3). Siapa saja dari suku-suku arab yang ingin masuk ke pihak Nabi maka dia diperbolehkan untuk berpihak kepada pihak yang disukainya, begitu juga sebaliknya.

4). Siapa saja yang kabur dari penduduk Makkah menuju Madinah, maka hendaknya orang tersebut dikembalikan ke Makkah secepatnya. Adapun jika ada yang kabur dari penduduk Madinah menuju Makkah, maka suku Quraisy tidak akan mengembalikan orang tersebut ke Madinah.

Setelah itu ditanda tanganilah perjanjian tersebut oleh masing-masing dari Suhail sebagai perwakilan suku Quraisy, dan oleh Rasulullah (Shallallahu ‘Alaihi Wa Sallam) sebagai perwakilan kaum muslimin. Akan tetapi karena Nabi tidak bisa menulis maka sahabat Ali bin Abi Thalib lah yang menandatangani perjanjian tersebut dengan kalimat atau paraf yang di pilih oleh Rasulullah sendiri.

Maka setelah tercapai gencatan senjata antara suku Quraisy dan kaum muslimin, Rasulullah memutuskan untuk mengirim utusan-utusan kepada raja-raja dunia sekembalinya beliau ke Madinah. Utusan-utusan ini pergi sembari membawa sebuah surat dari Rasulullah kepada masing-masing raja yang isinya adalah ajakan untuk memeluk agama Islam.

Utusan-utusan tersebut sebagai berikut:

1). ‘Amr bin Umayyah adh-Dhamariy, beliau diutus kepada raja Najasyi Ashhamah bin al-Abjar.

2). Hathib bin Abi Balta’ah, beliau diutus kepada raja Muqauqas raja Mesir dan Aleksandria.

3). Dihyah bin Khalifah al-Kalbiy, beliau diutus kepada Kaisar raja Romawi.

4). Syuja’ bin Wahab al-Asadiy, beliau diutus kepada al-Harits bin Abi Syamr al-Ghassaniy gubernur kota Damaskus bagi Kaisar.

5). Al-Harits bin ‘Umair al-Azdiy, beliau diutus kepada raja kota Bushra.

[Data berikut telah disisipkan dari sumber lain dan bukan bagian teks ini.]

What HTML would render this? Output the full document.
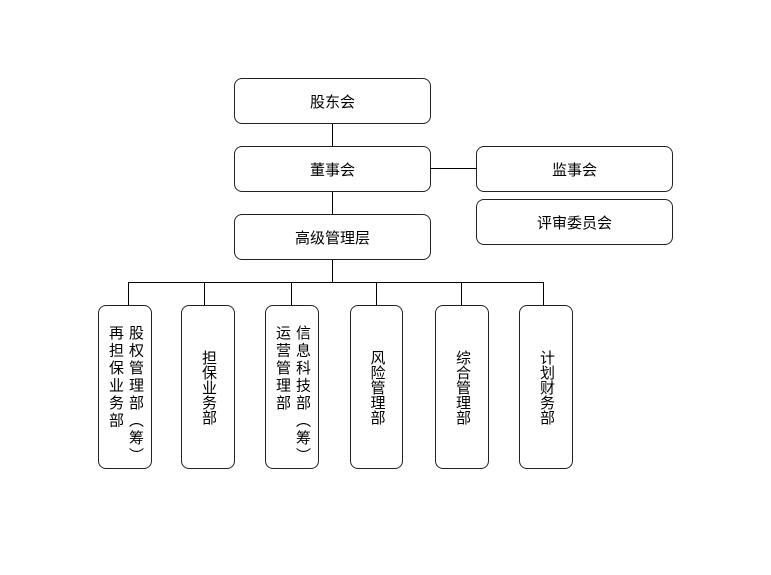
<!DOCTYPE html><html><head><meta charset="utf-8"><style>
body{margin:0;width:771px;height:575px;background:#fff;position:relative;font-family:"Liberation Sans","Noto Sans CJK SC",sans-serif;color:#000}
.b{position:absolute;border:1.5px solid #222;border-radius:8px;box-sizing:border-box;display:flex;align-items:center;justify-content:center;font-size:15px}
.v{writing-mode:vertical-rl;line-height:20px;font-size:15px}
.v2{writing-mode:vertical-rl;line-height:20px;font-size:15px;letter-spacing:2.5px;margin-top:16px;white-space:nowrap}
.l{position:absolute;background:#000}
</style></head><body>
<div class="b" style="left:234px;top:78px;width:197px;height:46px">股东会</div>
<div class="b" style="left:234px;top:146px;width:197px;height:46px">董事会</div>
<div class="b" style="left:234px;top:214px;width:197px;height:46px">高级管理层</div>
<div class="b" style="left:476px;top:146px;width:197px;height:46px">监事会</div>
<div class="b" style="left:476px;top:199px;width:197px;height:46px">评审委员会</div>
<div class="l" style="left:332px;top:124px;width:1px;height:22px"></div>
<div class="l" style="left:332px;top:192px;width:1px;height:22px"></div>
<div class="l" style="left:431px;top:168px;width:45px;height:1px"></div>
<div class="l" style="left:332px;top:260px;width:1px;height:22px"></div>
<div class="l" style="left:128px;top:282px;width:416px;height:1px"></div>
<div class="l" style="left:128px;top:282px;width:1px;height:23px"></div>
<div class="l" style="left:204px;top:282px;width:1px;height:23px"></div>
<div class="l" style="left:291px;top:282px;width:1px;height:23px"></div>
<div class="l" style="left:376px;top:282px;width:1px;height:23px"></div>
<div class="l" style="left:461px;top:282px;width:1px;height:23px"></div>
<div class="l" style="left:543px;top:282px;width:1px;height:23px"></div>
<div class="b" style="left:98px;top:305px;width:54px;height:164px"><div class="v2">股权管理部（筹）<br>再担保业务部</div></div>
<div class="b" style="left:181px;top:305px;width:54px;height:164px"><div class="v">担保业务部</div></div>
<div class="b" style="left:265px;top:305px;width:54px;height:164px"><div class="v2">信息科技部（筹）<br>运营管理部</div></div>
<div class="b" style="left:350px;top:305px;width:53px;height:164px"><div class="v">风险管理部</div></div>
<div class="b" style="left:435px;top:305px;width:54px;height:164px"><div class="v">综合管理部</div></div>
<div class="b" style="left:519px;top:305px;width:54px;height:164px"><div class="v">计划财务部</div></div>
</body></html>
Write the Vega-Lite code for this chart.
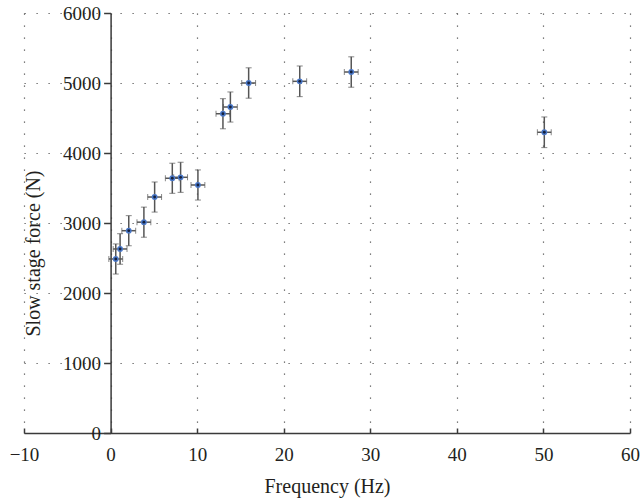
{
  "$schema": "https://vega.github.io/schema/vega-lite/v6.json",
  "width": 606,
  "height": 420,
  "autosize": "none",
  "padding": {"left": 24, "top": 13, "right": 10, "bottom": 69},
  "background": "white",
  "config": {
    "view": {"stroke": null},
    "font": "Liberation Serif",
    "axis": {
      "labelFont": "Liberation Serif",
      "titleFont": "Liberation Serif",
      "labelFontSize": 19,
      "titleFontSize": 20,
      "titleFontWeight": "normal",
      "labelColor": "#231f20",
      "titleColor": "#231f20",
      "domainColor": "#3a3a3a",
      "tickColor": "#3a3a3a",
      "domainWidth": 1.5,
      "tickWidth": 1.5,
      "gridColor": "#555555",
      "gridDash": [1.2, 10.8],
      "gridWidth": 1.2,
      "gridOpacity": 1,
      "labelFlush": false,
      "labelOverlap": false
    }
  },
  "data": {
    "values": [
      {"f": 0.6, "F": 2486, "fe": 0.8, "Fe": 215},
      {"f": 1.1, "F": 2629, "fe": 0.8, "Fe": 218},
      {"f": 2.1, "F": 2890, "fe": 0.8, "Fe": 215},
      {"f": 3.85, "F": 3012, "fe": 0.8, "Fe": 215},
      {"f": 5.09, "F": 3371, "fe": 0.8, "Fe": 215},
      {"f": 7.13, "F": 3639, "fe": 0.8, "Fe": 215},
      {"f": 8.09, "F": 3653, "fe": 0.8, "Fe": 215},
      {"f": 10.09, "F": 3543, "fe": 0.8, "Fe": 215},
      {"f": 12.98, "F": 4561, "fe": 0.8, "Fe": 215},
      {"f": 13.84, "F": 4657, "fe": 0.8, "Fe": 215},
      {"f": 15.95, "F": 5000, "fe": 0.8, "Fe": 217},
      {"f": 21.85, "F": 5024, "fe": 0.8, "Fe": 219},
      {"f": 27.8, "F": 5157, "fe": 0.8, "Fe": 217},
      {"f": 50.1, "F": 4296, "fe": 0.8, "Fe": 219}
    ]
  },
  "layer": [
    {
      "mark": {"type": "errorbar", "ticks": {"size": 6, "color": "#555555", "strokeWidth": 1.5}, "rule": {"color": "#555555", "strokeWidth": 1.5}},
      "encoding": {
        "x": {
          "field": "f", "type": "quantitative", "title": "Frequency (Hz)",
          "scale": {"domain": [-10, 60], "nice": false, "zero": false},
          "axis": {
            "title": "Frequency (Hz)",
            "values": [-10, 0, 10, 20, 30, 40, 50, 60],
            "format": "d",
            "labelExpr": "replace(datum.label, '-', '\u2212')",
            "grid": true,
            "tickSize": -5,
            "labelPadding": 17,
            "titlePadding": 12
          }
        },
        "y": {
          "field": "F", "type": "quantitative", "title": "Slow stage force (N)",
          "scale": {"domain": [0, 6000], "nice": false},
          "axis": {
            "title": "Slow stage force (N)",
            "values": [0, 1000, 2000, 3000, 4000, 5000, 6000],
            "format": "d",
            "grid": true,
            "offset": -86.6,
            "tickSize": 7,
            "labelPadding": 3,
            "titleX": -67,
            "titleY": 240
          }
        },
        "yError": {"field": "Fe"}
      }
    },
    {
      "mark": {"type": "errorbar", "orient": "horizontal", "ticks": {"size": 6, "color": "#555555", "strokeWidth": 1.5}, "rule": {"color": "#555555", "strokeWidth": 1.5}},
      "encoding": {
        "x": {"field": "f", "type": "quantitative", "title": "Frequency (Hz)"},
        "xError": {"field": "fe"},
        "y": {"field": "F", "type": "quantitative", "title": "Slow stage force (N)"}
      }
    },
    {
      "mark": {"type": "point", "filled": true, "shape": "circle", "size": 34, "color": "#4a78c8", "opacity": 1},
      "encoding": {
        "x": {"field": "f", "type": "quantitative", "title": "Frequency (Hz)"},
        "y": {"field": "F", "type": "quantitative", "title": "Slow stage force (N)"}
      }
    },
    {
      "mark": {"type": "point", "filled": true, "shape": "circle", "size": 8, "color": "#14213d", "opacity": 1},
      "encoding": {
        "x": {"field": "f", "type": "quantitative", "title": "Frequency (Hz)"},
        "y": {"field": "F", "type": "quantitative", "title": "Slow stage force (N)"}
      }
    }
  ]
}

6). Salith bin ‘Amr al-‘Amiriy, beliau diutus kepada raja Yamamah  yang bernama Haudzah bin ‘Ali.

7). Al-Ala’ bin al-Hadhramiy, beliau diutus kepada raja Bahrain yang bernama al-Mundzir bin Sawi.

8). ‘Amr bin al-‘Ash, beliau diutus kepada 2 raja Oman, Jaifar dan saudaranya.

9). Abdullah bin Hudzafah as-Sahmiy, beliau diutus kepada Kisra Abrawiz raja Persia.

Ini semua sebagaimana yang dituliskan oleh syaikh Shafiyyur Rahman al-Mubarakfuriy di dalam kitabnya yang berjudul Raudhatul Anwar fi Sirati an-Nabiyyil Mukhtar Shallallahu ‘Alaihi Wa Sallam. Wallahu A’lam Bish-Shawab.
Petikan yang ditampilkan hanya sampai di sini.